* Task prompt *
Your task is to repeat the lines from the line with "Write a component" to the line with "import * as echarts from 'echarts';", both ends included, and nothing else. Pictures stay out of the copy.

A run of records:

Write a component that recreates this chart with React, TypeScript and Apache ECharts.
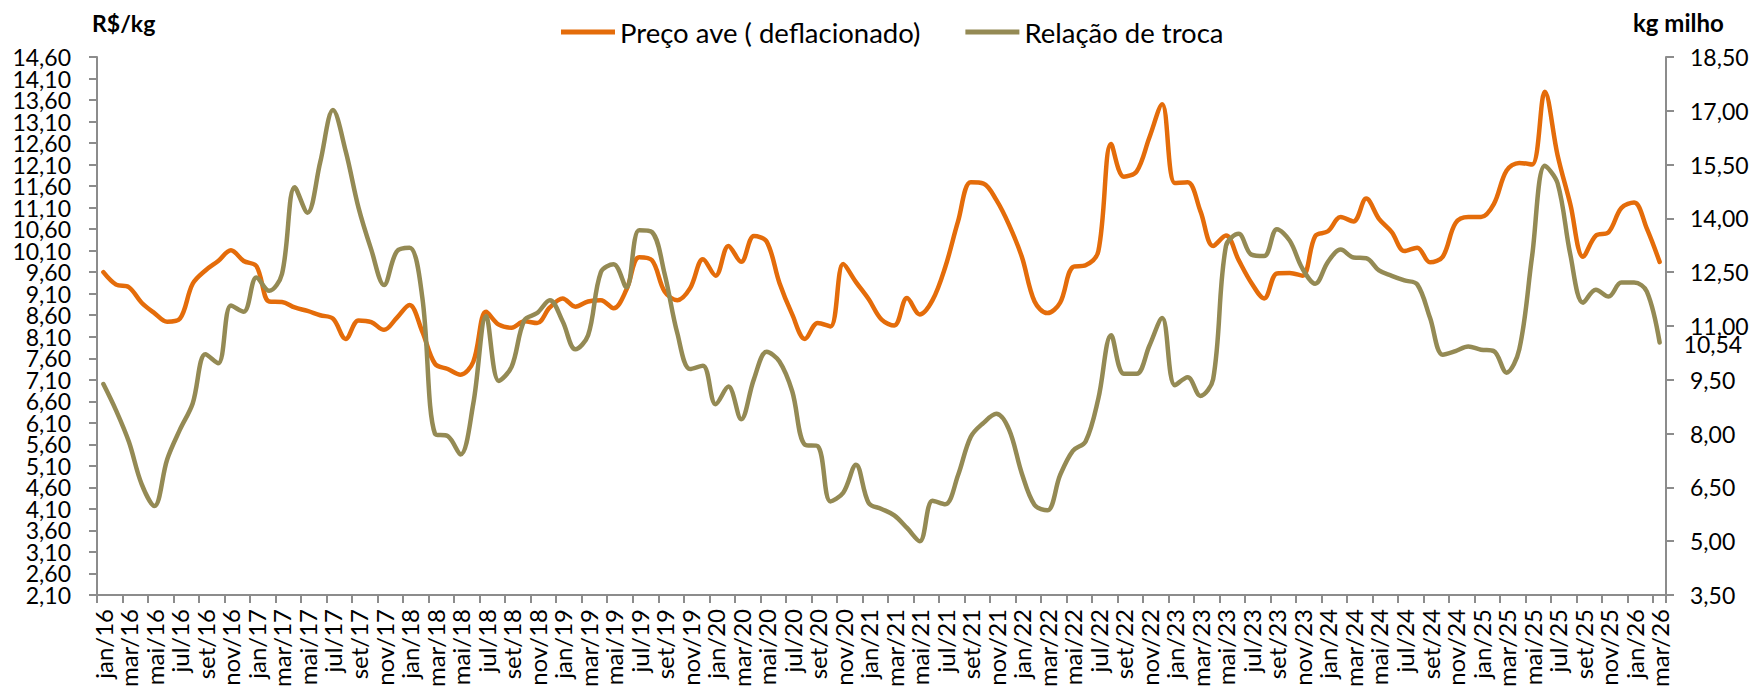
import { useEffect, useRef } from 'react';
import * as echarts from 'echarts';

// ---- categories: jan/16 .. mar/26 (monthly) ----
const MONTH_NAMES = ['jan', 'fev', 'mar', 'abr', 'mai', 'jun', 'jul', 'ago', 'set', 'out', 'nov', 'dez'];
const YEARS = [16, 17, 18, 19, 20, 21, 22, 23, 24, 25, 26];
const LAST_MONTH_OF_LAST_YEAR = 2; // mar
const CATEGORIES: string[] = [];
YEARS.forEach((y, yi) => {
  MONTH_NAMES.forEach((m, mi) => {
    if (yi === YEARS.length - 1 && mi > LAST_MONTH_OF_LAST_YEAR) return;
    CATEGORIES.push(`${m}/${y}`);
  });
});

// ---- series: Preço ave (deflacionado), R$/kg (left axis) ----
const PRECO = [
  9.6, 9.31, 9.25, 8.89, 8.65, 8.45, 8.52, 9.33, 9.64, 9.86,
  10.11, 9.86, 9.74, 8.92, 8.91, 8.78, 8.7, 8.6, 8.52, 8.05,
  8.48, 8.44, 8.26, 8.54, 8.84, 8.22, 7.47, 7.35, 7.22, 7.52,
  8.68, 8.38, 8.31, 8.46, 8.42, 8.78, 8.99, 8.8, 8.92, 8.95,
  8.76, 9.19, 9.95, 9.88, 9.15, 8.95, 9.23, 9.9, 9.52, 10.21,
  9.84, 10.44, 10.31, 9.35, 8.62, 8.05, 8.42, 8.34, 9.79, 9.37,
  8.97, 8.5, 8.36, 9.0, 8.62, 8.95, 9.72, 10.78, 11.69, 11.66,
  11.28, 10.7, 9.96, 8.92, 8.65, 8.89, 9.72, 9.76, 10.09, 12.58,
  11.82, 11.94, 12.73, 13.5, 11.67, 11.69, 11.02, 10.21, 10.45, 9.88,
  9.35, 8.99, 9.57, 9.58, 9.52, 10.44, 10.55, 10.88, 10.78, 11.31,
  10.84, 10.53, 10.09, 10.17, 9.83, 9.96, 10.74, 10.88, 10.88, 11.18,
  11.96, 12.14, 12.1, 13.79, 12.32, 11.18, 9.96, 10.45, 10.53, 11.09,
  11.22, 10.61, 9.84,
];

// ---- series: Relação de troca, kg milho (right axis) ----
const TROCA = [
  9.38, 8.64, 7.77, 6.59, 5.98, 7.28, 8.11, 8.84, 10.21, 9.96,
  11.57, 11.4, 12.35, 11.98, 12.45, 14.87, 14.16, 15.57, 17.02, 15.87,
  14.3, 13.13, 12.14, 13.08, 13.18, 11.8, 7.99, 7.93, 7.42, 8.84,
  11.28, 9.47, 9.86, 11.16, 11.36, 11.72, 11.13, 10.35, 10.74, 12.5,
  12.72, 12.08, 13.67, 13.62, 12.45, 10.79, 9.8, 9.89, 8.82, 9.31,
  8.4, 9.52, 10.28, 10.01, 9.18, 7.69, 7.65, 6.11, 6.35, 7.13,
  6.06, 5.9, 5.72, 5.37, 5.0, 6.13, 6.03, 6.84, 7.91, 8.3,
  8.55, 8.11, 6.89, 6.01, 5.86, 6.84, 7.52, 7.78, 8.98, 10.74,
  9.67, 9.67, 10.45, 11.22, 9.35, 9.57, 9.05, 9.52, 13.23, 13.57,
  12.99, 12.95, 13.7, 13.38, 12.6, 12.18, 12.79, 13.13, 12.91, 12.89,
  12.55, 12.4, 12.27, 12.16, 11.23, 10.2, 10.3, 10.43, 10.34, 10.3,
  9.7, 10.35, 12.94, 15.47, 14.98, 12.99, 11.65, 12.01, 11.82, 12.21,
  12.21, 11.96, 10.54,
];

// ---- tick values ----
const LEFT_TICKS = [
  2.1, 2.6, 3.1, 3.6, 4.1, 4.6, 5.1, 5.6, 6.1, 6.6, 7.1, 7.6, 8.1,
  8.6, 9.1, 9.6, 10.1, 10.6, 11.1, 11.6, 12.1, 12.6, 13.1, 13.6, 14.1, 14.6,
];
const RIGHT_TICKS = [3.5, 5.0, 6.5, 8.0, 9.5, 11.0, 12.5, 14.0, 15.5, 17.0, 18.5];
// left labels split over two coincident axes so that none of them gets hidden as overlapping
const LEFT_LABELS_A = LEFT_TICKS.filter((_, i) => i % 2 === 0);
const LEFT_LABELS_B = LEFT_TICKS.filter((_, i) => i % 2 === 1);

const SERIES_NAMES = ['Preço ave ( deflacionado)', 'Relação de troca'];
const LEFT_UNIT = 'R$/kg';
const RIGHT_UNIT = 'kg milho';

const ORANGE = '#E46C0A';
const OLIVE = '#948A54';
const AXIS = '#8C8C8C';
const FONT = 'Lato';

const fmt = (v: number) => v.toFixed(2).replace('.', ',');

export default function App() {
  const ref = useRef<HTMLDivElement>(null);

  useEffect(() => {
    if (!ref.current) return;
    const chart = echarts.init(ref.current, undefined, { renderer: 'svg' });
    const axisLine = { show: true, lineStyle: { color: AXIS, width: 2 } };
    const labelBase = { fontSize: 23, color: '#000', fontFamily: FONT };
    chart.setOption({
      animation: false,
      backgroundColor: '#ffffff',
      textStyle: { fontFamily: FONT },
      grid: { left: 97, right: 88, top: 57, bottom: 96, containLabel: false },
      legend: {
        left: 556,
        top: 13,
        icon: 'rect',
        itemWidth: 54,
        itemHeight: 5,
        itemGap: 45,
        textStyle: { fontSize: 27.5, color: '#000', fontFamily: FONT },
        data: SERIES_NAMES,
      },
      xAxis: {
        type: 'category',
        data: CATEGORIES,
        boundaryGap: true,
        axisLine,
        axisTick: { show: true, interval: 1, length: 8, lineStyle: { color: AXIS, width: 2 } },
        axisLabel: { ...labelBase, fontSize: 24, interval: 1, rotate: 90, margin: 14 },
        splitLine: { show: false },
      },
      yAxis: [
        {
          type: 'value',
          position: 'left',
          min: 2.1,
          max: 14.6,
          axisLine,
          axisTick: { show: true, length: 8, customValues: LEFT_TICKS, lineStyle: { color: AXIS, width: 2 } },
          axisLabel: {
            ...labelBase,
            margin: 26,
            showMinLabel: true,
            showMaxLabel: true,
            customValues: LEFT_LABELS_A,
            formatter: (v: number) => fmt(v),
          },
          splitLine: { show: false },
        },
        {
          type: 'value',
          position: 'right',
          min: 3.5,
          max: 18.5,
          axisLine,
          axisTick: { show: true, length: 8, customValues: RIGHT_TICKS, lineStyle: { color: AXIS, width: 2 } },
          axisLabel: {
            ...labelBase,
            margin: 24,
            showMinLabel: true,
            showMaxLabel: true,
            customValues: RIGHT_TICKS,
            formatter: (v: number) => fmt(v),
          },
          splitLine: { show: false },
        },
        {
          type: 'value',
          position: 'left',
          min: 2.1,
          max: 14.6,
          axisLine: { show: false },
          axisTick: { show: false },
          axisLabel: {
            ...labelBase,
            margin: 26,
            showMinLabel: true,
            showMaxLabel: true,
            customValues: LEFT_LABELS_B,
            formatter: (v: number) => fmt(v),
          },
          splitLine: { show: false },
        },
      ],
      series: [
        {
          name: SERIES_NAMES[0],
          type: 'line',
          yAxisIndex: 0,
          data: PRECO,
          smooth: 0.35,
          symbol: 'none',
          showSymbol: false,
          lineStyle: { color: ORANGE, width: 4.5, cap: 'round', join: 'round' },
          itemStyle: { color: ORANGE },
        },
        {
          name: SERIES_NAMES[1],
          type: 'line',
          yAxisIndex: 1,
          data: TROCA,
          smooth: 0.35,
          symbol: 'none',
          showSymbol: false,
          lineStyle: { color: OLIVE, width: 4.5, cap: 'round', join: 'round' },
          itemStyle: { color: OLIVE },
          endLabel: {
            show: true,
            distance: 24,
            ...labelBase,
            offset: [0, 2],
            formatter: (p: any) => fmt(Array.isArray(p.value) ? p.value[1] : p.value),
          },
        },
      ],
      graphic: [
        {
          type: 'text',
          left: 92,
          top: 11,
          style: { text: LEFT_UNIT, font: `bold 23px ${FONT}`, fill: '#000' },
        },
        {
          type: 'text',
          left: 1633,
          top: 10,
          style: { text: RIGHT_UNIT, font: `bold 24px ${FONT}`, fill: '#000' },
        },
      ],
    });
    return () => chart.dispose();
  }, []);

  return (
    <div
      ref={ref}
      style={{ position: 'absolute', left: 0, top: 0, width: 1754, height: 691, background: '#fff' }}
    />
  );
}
...
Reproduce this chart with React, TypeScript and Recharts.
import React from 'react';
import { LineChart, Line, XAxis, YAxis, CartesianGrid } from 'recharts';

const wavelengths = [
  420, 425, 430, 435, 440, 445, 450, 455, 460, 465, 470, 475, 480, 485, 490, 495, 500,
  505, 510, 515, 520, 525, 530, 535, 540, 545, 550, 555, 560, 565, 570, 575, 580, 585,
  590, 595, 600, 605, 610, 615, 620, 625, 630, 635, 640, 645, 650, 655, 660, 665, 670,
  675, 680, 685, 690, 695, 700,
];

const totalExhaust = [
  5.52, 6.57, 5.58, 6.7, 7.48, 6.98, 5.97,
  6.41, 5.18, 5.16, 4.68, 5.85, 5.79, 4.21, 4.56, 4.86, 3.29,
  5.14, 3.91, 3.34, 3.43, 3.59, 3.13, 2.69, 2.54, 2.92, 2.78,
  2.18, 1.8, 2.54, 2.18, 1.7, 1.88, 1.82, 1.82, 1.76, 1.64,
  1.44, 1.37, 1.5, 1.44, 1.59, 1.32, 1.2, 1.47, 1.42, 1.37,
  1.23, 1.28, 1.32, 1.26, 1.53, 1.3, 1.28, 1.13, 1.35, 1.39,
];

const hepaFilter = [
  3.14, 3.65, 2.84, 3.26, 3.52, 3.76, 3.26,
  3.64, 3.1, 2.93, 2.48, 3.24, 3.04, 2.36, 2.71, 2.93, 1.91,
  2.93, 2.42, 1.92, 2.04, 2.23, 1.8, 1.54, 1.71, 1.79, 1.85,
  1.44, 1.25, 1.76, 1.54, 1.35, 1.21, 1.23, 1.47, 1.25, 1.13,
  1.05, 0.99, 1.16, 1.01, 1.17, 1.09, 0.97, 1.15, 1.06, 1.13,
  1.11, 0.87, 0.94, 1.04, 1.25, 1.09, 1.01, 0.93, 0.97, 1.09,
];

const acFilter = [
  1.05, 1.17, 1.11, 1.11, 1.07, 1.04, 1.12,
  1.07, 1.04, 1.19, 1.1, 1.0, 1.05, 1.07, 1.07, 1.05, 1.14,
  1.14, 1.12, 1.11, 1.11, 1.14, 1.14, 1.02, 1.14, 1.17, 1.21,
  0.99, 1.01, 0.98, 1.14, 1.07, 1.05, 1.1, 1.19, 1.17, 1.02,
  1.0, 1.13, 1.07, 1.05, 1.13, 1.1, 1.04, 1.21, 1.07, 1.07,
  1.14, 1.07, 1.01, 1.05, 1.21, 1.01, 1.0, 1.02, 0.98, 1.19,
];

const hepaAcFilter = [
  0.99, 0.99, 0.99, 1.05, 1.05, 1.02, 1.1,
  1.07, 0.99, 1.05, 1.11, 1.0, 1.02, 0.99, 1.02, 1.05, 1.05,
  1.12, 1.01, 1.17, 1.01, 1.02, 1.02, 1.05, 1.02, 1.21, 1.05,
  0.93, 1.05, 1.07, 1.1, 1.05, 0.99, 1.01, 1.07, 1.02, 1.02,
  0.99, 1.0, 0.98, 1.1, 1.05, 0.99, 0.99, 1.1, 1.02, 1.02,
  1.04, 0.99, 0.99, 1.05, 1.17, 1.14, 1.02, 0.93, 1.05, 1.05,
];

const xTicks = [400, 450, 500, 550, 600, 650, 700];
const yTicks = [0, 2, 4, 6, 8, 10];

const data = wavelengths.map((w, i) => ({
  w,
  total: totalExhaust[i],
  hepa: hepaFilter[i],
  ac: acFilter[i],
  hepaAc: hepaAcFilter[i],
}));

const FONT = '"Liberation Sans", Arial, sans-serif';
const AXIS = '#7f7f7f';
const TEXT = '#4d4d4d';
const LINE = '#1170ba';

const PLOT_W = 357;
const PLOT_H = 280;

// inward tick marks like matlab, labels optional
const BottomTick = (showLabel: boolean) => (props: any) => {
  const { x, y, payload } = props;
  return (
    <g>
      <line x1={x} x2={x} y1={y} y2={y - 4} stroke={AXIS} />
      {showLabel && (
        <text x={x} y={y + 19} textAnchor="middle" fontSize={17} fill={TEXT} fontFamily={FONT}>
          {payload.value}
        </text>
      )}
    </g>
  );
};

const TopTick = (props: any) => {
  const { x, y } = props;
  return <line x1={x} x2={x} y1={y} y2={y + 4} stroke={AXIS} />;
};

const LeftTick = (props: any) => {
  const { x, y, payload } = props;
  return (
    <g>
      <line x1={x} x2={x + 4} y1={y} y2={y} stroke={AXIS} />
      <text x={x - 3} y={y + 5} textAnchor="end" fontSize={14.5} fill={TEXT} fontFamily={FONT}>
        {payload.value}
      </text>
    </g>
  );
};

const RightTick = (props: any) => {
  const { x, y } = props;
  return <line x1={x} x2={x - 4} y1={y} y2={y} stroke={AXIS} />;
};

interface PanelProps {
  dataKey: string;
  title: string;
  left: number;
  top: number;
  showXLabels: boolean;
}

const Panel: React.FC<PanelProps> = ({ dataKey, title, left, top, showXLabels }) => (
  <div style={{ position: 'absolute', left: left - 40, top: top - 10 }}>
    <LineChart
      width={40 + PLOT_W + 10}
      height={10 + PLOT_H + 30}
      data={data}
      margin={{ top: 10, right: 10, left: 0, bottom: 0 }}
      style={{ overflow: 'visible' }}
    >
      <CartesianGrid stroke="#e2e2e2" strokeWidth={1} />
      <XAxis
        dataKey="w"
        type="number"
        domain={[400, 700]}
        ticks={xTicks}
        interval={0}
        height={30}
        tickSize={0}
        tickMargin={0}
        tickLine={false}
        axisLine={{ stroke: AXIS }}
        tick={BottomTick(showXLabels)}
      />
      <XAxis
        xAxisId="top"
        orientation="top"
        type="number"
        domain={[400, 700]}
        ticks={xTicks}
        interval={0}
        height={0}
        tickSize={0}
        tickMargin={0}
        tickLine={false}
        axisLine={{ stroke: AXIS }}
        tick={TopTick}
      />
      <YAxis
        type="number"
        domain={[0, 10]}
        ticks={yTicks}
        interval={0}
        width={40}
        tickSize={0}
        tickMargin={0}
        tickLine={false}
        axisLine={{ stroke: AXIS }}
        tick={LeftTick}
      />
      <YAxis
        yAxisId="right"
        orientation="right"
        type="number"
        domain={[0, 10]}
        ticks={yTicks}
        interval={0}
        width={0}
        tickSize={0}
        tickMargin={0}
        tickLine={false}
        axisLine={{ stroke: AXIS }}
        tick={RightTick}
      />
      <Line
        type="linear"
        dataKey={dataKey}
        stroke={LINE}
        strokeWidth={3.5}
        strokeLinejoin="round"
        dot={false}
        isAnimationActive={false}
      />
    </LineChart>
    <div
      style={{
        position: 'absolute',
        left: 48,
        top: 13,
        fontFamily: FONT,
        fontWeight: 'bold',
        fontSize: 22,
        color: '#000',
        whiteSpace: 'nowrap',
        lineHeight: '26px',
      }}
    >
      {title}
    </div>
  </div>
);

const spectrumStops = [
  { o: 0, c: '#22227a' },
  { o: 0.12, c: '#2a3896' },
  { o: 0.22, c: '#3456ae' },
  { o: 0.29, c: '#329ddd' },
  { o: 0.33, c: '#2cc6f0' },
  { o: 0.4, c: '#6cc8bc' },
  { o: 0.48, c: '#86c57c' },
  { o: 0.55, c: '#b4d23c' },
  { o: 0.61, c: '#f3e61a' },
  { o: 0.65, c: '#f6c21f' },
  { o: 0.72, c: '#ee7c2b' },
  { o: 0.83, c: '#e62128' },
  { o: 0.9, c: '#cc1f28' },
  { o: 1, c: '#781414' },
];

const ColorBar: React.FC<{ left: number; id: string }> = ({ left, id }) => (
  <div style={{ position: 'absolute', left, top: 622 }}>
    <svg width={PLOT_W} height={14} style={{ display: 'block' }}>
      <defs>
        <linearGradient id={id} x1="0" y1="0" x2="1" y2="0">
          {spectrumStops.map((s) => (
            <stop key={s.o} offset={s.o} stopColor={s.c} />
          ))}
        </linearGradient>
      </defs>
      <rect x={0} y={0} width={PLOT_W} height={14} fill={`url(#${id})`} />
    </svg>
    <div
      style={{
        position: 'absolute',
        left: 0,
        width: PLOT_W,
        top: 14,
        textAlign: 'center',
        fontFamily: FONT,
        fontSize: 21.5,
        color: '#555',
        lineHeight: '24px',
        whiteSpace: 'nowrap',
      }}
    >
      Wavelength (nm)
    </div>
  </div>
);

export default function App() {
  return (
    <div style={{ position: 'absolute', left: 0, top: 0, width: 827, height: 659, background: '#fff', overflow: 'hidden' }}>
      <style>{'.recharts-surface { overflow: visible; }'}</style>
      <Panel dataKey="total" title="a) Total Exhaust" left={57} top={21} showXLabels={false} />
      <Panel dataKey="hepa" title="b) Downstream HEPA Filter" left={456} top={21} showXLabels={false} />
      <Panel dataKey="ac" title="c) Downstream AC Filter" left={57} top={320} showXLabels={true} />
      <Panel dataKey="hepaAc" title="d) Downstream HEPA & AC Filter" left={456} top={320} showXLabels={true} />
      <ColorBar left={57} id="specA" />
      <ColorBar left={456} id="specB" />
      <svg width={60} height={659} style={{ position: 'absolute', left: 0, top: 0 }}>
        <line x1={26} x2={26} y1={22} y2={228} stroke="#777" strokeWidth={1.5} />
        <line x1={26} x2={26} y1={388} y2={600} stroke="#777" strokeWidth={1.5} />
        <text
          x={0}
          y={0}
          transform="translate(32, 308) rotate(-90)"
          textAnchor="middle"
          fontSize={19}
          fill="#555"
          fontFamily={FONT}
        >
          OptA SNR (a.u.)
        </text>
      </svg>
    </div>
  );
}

* Correct result *
Write a component that recreates this chart with React, TypeScript and Apache ECharts.
import { useEffect, useRef } from 'react';
import * as echarts from 'echarts';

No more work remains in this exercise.